Your problem is not monotheism, but revealed religion. The critique in your article does not deal with ethical monotheism but with the Abrahamic faiths. Christianity, Judaism, and Islam give monotheism a bad rap. As shocking as this may sound to most traditional Jews, Christians, and Moslems, there is no notion of monotheism that one God and one God alone exists in the Bible. The Bible assumes that many gods exist. The Bible is a polytheistic culture in which it is assumed and taken for granted that many gods exist. The Biblical conception of religion is henotheistic or monolatrous, and not monotheistic. Same thing with the Koran. The statement of Islam that there is no God but Allah originated in a polytheistic culture of the early medieval Arabic world. Thus, the three Abrahamic faiths did not start out with monotheism, but monotheism is a later development.
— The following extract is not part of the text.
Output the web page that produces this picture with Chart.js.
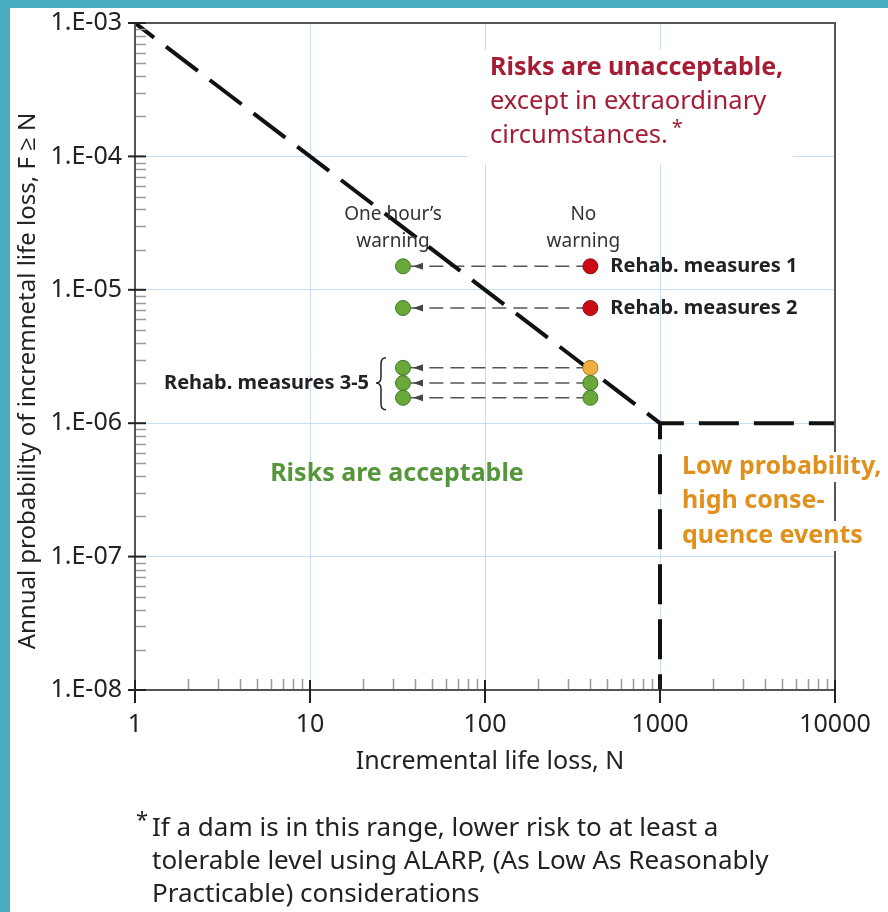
<!DOCTYPE html>
<html>
<head>
<meta charset="utf-8">
<script src="https://cdn.jsdelivr.net/npm/chart.js@4.4.0/dist/chart.umd.min.js"></script>
<style>
html, body { margin: 0; padding: 0; background: #fff; }
#wrap { width: 888px; height: 912px; }
</style>
</head>
<body>
<div id="wrap"><canvas id="fn-chart" width="888" height="912"></canvas></div>
<script>
// axis ticks
const xTicks = [1, 10, 100, 1000, 10000];
const xTickLabels = ["1", "10", "100", "1000", "10000"];
const yTicks = [1e-3, 1e-4, 1e-5, 1e-6, 1e-7, 1e-8];
const yTickLabels = ["1.E-03", "1.E-04", "1.E-05", "1.E-06", "1.E-07", "1.E-08"];

// tolerability limit (dashed)
const limitN = [1, 1000, 10000];
const limitF = [1e-3, 1e-6, 1e-6];
const lowProbN = [1000, 1000];
const lowProbF = [1e-6, 1e-8];

// rehab measures
const measureNames = ["Rehab. measures 1", "Rehab. measures 2", "Rehab. measures 3", "Rehab. measures 4", "Rehab. measures 5"];
const noWarningN = [400, 400, 400, 400, 400];
const oneHourN = [34, 34, 34, 34, 34];
const measureF = [1.5e-5, 7.3e-6, 2.6e-6, 2.0e-6, 1.55e-6];
const noWarningColors = ["#cc0a14", "#cc0a14", "#f0b040", "#6aa83a", "#6aa83a"];
const noWarningBorders = ["#8a0a10", "#8a0a10", "#b07a20", "#3f7a28", "#3f7a28"];

const FONT = "'Noto Sans', 'Open Sans', sans-serif";
const GREEN = "#6aa83a";

function toPts(xs, ys) {
    return xs.map((v, i) => ({ x: v, y: ys[i] }));
}

const arrowSets = measureNames.map((name, i) => ({
    type: "line",
    label: name,
    data: [{ x: noWarningN[i], y: measureF[i] }, { x: oneHourN[i], y: measureF[i] }],
    borderColor: "#555",
    borderWidth: 1.5,
    borderDash: [14, 7],
    pointRadius: 0,
    order: 3,
}));

const decorPlugin = {
    id: "decor",
    beforeDraw(chart) {
        const ctx = chart.ctx;
        ctx.save();
        ctx.fillStyle = "#fff";
        ctx.fillRect(0, 0, chart.width, chart.height);
        ctx.fillStyle = "#4aacbf";
        ctx.fillRect(0, 0, 10, chart.height);
        ctx.fillRect(0, 0, chart.width, 8);
        ctx.restore();
    },
    afterDraw(chart) {
        const { ctx, chartArea: a, scales: { x, y } } = chart;
        ctx.save();

        // minor ticks
        ctx.strokeStyle = "#9a9a9a";
        ctx.lineWidth = 1.5;
        for (let d = 1e-8; d < 1e-3 * 0.99; d *= 10) {
            for (let k = 2; k <= 9; k++) {
                const py = Math.round(y.getPixelForValue(d * k)) + 0.5;
                ctx.beginPath();
                ctx.moveTo(a.left, py);
                ctx.lineTo(a.left + 11, py);
                ctx.stroke();
            }
        }
        for (let d = 1; d < 10000; d *= 10) {
            for (let k = 2; k <= 9; k++) {
                const px = Math.round(x.getPixelForValue(d * k)) + 0.5;
                ctx.beginPath();
                ctx.moveTo(px, a.bottom);
                ctx.lineTo(px, a.bottom - 11);
                ctx.stroke();
            }
        }

        // frame
        ctx.strokeStyle = "#555";
        ctx.lineWidth = 2;
        ctx.beginPath();
        ctx.moveTo(a.left, a.bottom + 13);
        ctx.lineTo(a.left, a.top);
        ctx.lineTo(a.right, a.top);
        ctx.lineTo(a.right, a.bottom + 13);
        ctx.moveTo(a.left, a.bottom);
        ctx.lineTo(a.right, a.bottom);
        ctx.stroke();

        // major ticks
        ctx.strokeStyle = "#222";
        ctx.lineWidth = 2;
        yTicks.forEach(v => {
            const py = y.getPixelForValue(v);
            ctx.beginPath();
            ctx.moveTo(a.left - 7, py);
            ctx.lineTo(a.left + 11, py);
            ctx.stroke();
        });
        xTicks.forEach(v => {
            const px = x.getPixelForValue(v);
            ctx.beginPath();
            ctx.moveTo(px, a.bottom - 10);
            ctx.lineTo(px, a.bottom + 13);
            ctx.stroke();
        });

        // arrowheads
        ctx.fillStyle = "#444";
        measureF.forEach((f, i) => {
            const tx = x.getPixelForValue(oneHourN[i]) + 10;
            const ty = y.getPixelForValue(f);
            ctx.beginPath();
            ctx.moveTo(tx, ty);
            ctx.lineTo(tx + 10, ty - 3.5);
            ctx.lineTo(tx + 10, ty + 3.5);
            ctx.closePath();
            ctx.fill();
        });

        ctx.textBaseline = "middle";

        // axis titles
        ctx.fillStyle = "#222";
        ctx.font = `25px ${FONT}`;
        ctx.textAlign = "center";
        ctx.fillText("Incremental life loss, N", 490, 762);
        ctx.font = `24px ${FONT}`;
        ctx.save();
        ctx.translate(28, 381);
        ctx.rotate(-Math.PI / 2);
        ctx.fillText("Annual probability of incremnetal life loss, F \u2265 N", 0, 0);
        ctx.restore();

        // unacceptable region label
        const redX = 490;
        ctx.fillStyle = "#fff";
        ctx.fillRect(467, 50, 326, 114);
        ctx.fillStyle = "#a51d35";
        ctx.textAlign = "left";
        ctx.font = `bold 25px ${FONT}`;
        ctx.fillText("Risks are unacceptable,", redX, 68);
        ctx.font = `25.5px ${FONT}`;
        ctx.fillText("except in extraordinary", redX, 102);
        ctx.fillText("circumstances.", redX, 136);
        const cw = ctx.measureText("circumstances.").width;
        ctx.font = `20px ${FONT}`;
        ctx.fillText("*", redX + cw + 4, 128);

        // warning headers
        ctx.fillStyle = "#333";
        ctx.font = `19px ${FONT}`;
        ctx.textAlign = "center";
        const ohx = x.getPixelForValue(oneHourN[0]) - 10;
        const nwx = x.getPixelForValue(noWarningN[0]) - 7;
        ctx.fillText("One hour\u2019s", ohx, 215);
        ctx.fillText("warning", ohx, 242);
        ctx.fillText("No", nwx, 215);
        ctx.fillText("warning", nwx, 242);

        // measure labels
        ctx.fillStyle = "#222";
        ctx.font = `bold 20px ${FONT}`;
        ctx.textAlign = "left";
        const lx = x.getPixelForValue(noWarningN[0]) + 20;
        ctx.fillText(measureNames[0], lx, y.getPixelForValue(measureF[0]));
        ctx.fillText(measureNames[1], lx, y.getPixelForValue(measureF[1]));
        ctx.textAlign = "right";
        const gy = y.getPixelForValue(measureF[3]);
        ctx.fillText("Rehab. measures 3-5", 369, gy);

        // brace
        const bx = 381, bt = y.getPixelForValue(measureF[2]) - 10, bb = y.getPixelForValue(measureF[4]) + 12;
        ctx.strokeStyle = "#222";
        ctx.lineWidth = 1.5;
        ctx.beginPath();
        ctx.moveTo(bx + 5, bt);
        ctx.quadraticCurveTo(bx, bt, bx, bt + 6);
        ctx.lineTo(bx, gy - 6);
        ctx.quadraticCurveTo(bx, gy, bx - 5, gy);
        ctx.quadraticCurveTo(bx, gy, bx, gy + 6);
        ctx.lineTo(bx, bb - 6);
        ctx.quadraticCurveTo(bx, bb, bx + 5, bb);
        ctx.stroke();

        // acceptable region
        ctx.fillStyle = "#56963a";
        ctx.font = `bold 25px ${FONT}`;
        ctx.textAlign = "center";
        ctx.fillText("Risks are acceptable", 397, 474);

        // low probability label
        const orangeLines = ["Low probability,", "high conse-", "quence events"];
        const oy = [467, 501, 536];
        ctx.textAlign = "left";
        ctx.font = `bold 25px ${FONT}`;
        orangeLines.forEach((t, i) => {
            const w = ctx.measureText(t).width;
            ctx.fillStyle = "#fff";
            ctx.fillRect(680, oy[i] - 15, w + 4, 30);
            ctx.fillStyle = "#e0901c";
            ctx.fillText(t, 682, oy[i]);
        });

        // footnote
        ctx.fillStyle = "#222";
        ctx.font = `22px ${FONT}`;
        ctx.fillText("*", 136, 821);
        ctx.font = `26px ${FONT}`;
        ctx.fillText("If a dam is in this range, lower risk to at least a", 152, 829);
        ctx.fillText("tolerable level using ALARP, (As Low As Reasonably", 152, 862);
        ctx.fillText("Practicable) considerations", 152, 895);

        ctx.restore();
    },
};

const config = {
    type: "scatter",
    data: {
        datasets: [
            {
                label: "One hour's warning",
                data: toPts(oneHourN, measureF),
                backgroundColor: GREEN,
                borderColor: "#3f7a28",
                borderWidth: 1,
                pointRadius: 7.5,
                order: 0,
            },
            {
                label: "No warning",
                data: toPts(noWarningN, measureF),
                backgroundColor: noWarningColors,
                borderColor: noWarningBorders,
                borderWidth: 1,
                pointRadius: 7.5,
                order: 0,
            },
            {
                type: "line",
                label: "Limit",
                data: toPts(limitN, limitF),
                borderColor: "#111",
                borderWidth: 4,
                borderDash: [40, 15],
                borderDashOffset: 16,
                pointRadius: 0,
                order: 1,
            },
            {
                type: "line",
                label: "Low probability limit",
                data: toPts(lowProbN, lowProbF),
                borderColor: "#111",
                borderWidth: 4,
                borderDash: [40, 15],
                borderDashOffset: 24,
                pointRadius: 0,
                order: 1,
            },
            ...arrowSets,
        ],
    },
    options: {
        responsive: false,
        animation: false,
        layout: { padding: { left: 0, right: 53, top: 23, bottom: 162 } },
        plugins: {
            legend: { display: false },
            tooltip: { enabled: false },
        },
        scales: {
            x: {
                type: "logarithmic",
                min: 1,
                max: 10000,
                afterBuildTicks: s => { s.ticks = xTicks.map(v => ({ value: v })); },
                afterFit: s => {
                    s.height = 60;
                    s.paddingLeft = 0;
                    s.paddingRight = 0;
                },
                grid: { color: "#c8def3", lineWidth: 1, drawTicks: false },
                border: { display: false },
                ticks: {
                    autoSkip: false,
                    maxRotation: 0,
                    padding: 20,
                    color: "#222",
                    font: { family: FONT, size: 25 },
                    callback: (v, i) => xTickLabels[i],
                },
            },
            y: {
                type: "logarithmic",
                min: 1e-8,
                max: 1e-3,
                afterBuildTicks: s => { s.ticks = yTicks.map(v => ({ value: v })); },
                afterFit: s => {
                    s.width = 135;
                    s.paddingTop = 0;
                    s.paddingBottom = 0;
                },
                grid: { color: "#c8def3", lineWidth: 1, drawTicks: false },
                border: { display: false },
                ticks: {
                    padding: 13,
                    color: "#222",
                    font: { family: FONT, size: 25 },
                    callback: (v, i) => yTickLabels[i],
                },
            },
        },
    },
    plugins: [decorPlugin],
};

const canvas = document.getElementById("fn-chart");
canvas.chart = new Chart(canvas, config);
</script>
</body>
</html>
Additionally, Idolatry began when priests ascribed divine honors to the sun, moon, or stars, while others worshiped dumb, senseless, and unintelligent idols.

However, logically, God must be one and incorporeal because if God has a body, God is no longer a single entity, which raises questions.  God is a single entity because if there were more, there would be the possibility of conflict. There is one God and one God alone of the universe. Something, a single thing, at the very top of the hierarchy, created us. If there are two then you have to come up with the reason why there are two instead of one and whatever that reason is, that is the single thing. That was the big point—that was the one point—there has to be just one. Because if there were two, there’d be a reason why there were two and, that reason whatever created the two—is the Creator. Because if you have two, you need to ask yourself why are there two? What created that? Whatever created that is the one. Thus, God cannot be more than one. Because if there was more than one God there would be conflict between the Gods. There would be chaos in the universe if there were many Gods. Look at the Hindus. The Hindus have chaos.

True, the Greeks had lots of Gods. They’d make you a God if you were a guy that everyone loved and had died—your a God—same as the Romans. But there are theories that a lot of the monotheism of Christianity came from ideas that were Greek. In fact, the first to conceive of God as incorporeal was Plato and Aristotle was the first monotheist. Aristotle was a deist.

Thus, monotheism is a universal article, common to all religions, and which is held in greater purity by Moslems than by Christians; but the Deistical church is the only one that holds it in real purity; because that faith acknowledges no co-partnerships with God. It believes in him solely; and there it rests. Deism is the only profession of religion that admits of worshiping God in purity.

In religion, as in everything else, perfection consists in simplicity. But polytheistic religions are like wheels within wheels, it is like a complicated machine that never goes right. Deism is perfect purity compared with this. An imperfect being cannot be God. A divisible being is finite, and therefore imperfect, and consequently not a God. Only that being who is self-existent, infinitely perfect and eternal, is the true God. No complicated religion can be equally true with the pure and unmixed religion of Deism.

Deism never feared the advancement of science, nor shed the blood of a Galileo. It never promoted a crusade or “holy” war. The progress that Deism makes in the world, lessens the force of superstition and persecution.

If ever a universal religion should prevail, it will not be in believing anything new, but believing as man believed at first. Adam, if ever there was such a man, was created a Deist. Deism was the religion of Adam. It is time to return to the pure, unmixed belief of one God, and no more. The only true religion is deism.

“The only religion that has not been invented, and that has in it every evidence of divine originality, is pure and simple deism. It must have been the first and will probably be the last that man believes.” Thomas Paine

Reply
Perry
9/9/2024 05:56:08 pm

First, we were polytheists and then polytheism didn’t make too much sense because then where did all these gods come from? They probably came from one source so why not just believe in one God? So, then we moved to monotheism and now we are moving to a rational monotheism called deism.